Chapter 3 describes work on applying the Privacy Dashboard to automatically collect data from the top thousand websites as listed by Google, and looks at the dense web of relationships between the public facing sites and the ecosystem of supporting sites on the dark side of the Web. An account is given of the complementary roles of automated and manual data collection.
W3C's Platform for Privacy Preferences (P3P) has had limited success in its original aims to allow users to express their preferences and have these matched against the privacy policies published by websites. One significant factor behind this, is the high degree of flexibility that sites have in how they express policies with P3P. This has made it difficult to create effective user interfaces for setting preferences. Chapter 4 describes work on an experimental browser extension that addresses this by constraining policies and expressing them in the JavaScript Object Notation (JSON). The approach is then compared with the topical proposal for a "do not track header".

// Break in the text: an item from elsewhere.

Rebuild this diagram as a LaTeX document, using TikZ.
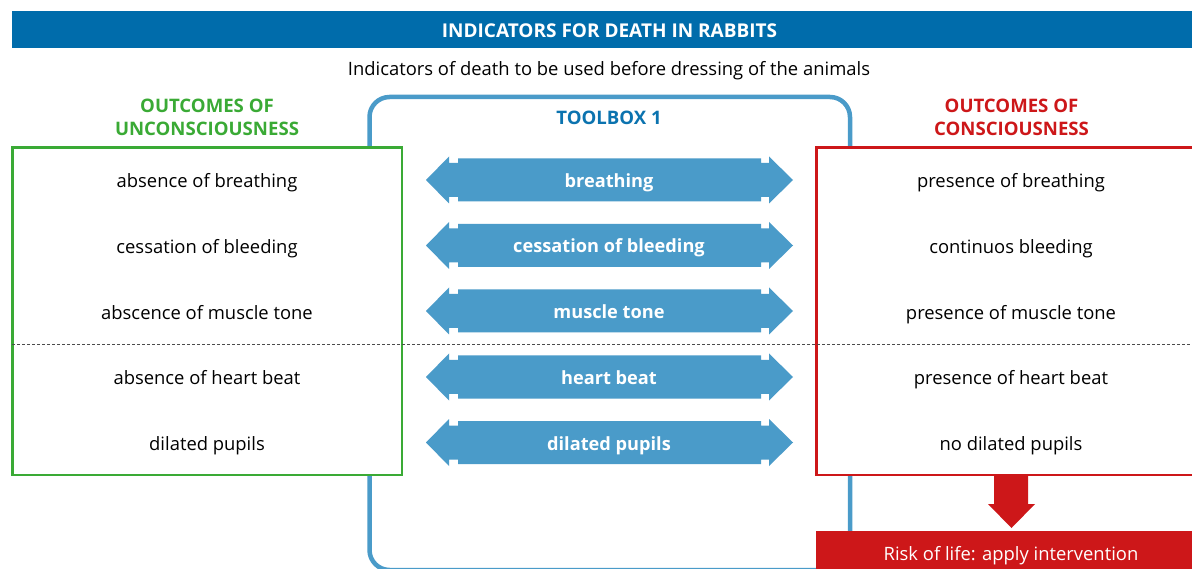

The last Chapter describes work on minimizing the disclosure of personal information through the use of anonymous credentials, in which zero knowledge proofs are used to show that the user is in possession of credentials from a trusted issuer. For example, you could demonstrate that you have a government issued credential giving your date of birth, and prove to the website that you are at least 18 years old, but without disclosing your name or actual age.
The report ends with a collection of references for further reading.
The Firefox web browser provides a mechanism for downloading and installing browser extensions written as a cross-platform package of markup, scripts, style sheets and other resources. These browser extensions (sometimes referred to as "add-ons") run in an elevated security mode compared to web page scripts, and have access to a rich suite of application programming interfaces (APIs). These include the ability to eavesdrop on HTTP requests and responses, and to provide a user interface separate from that of web pages.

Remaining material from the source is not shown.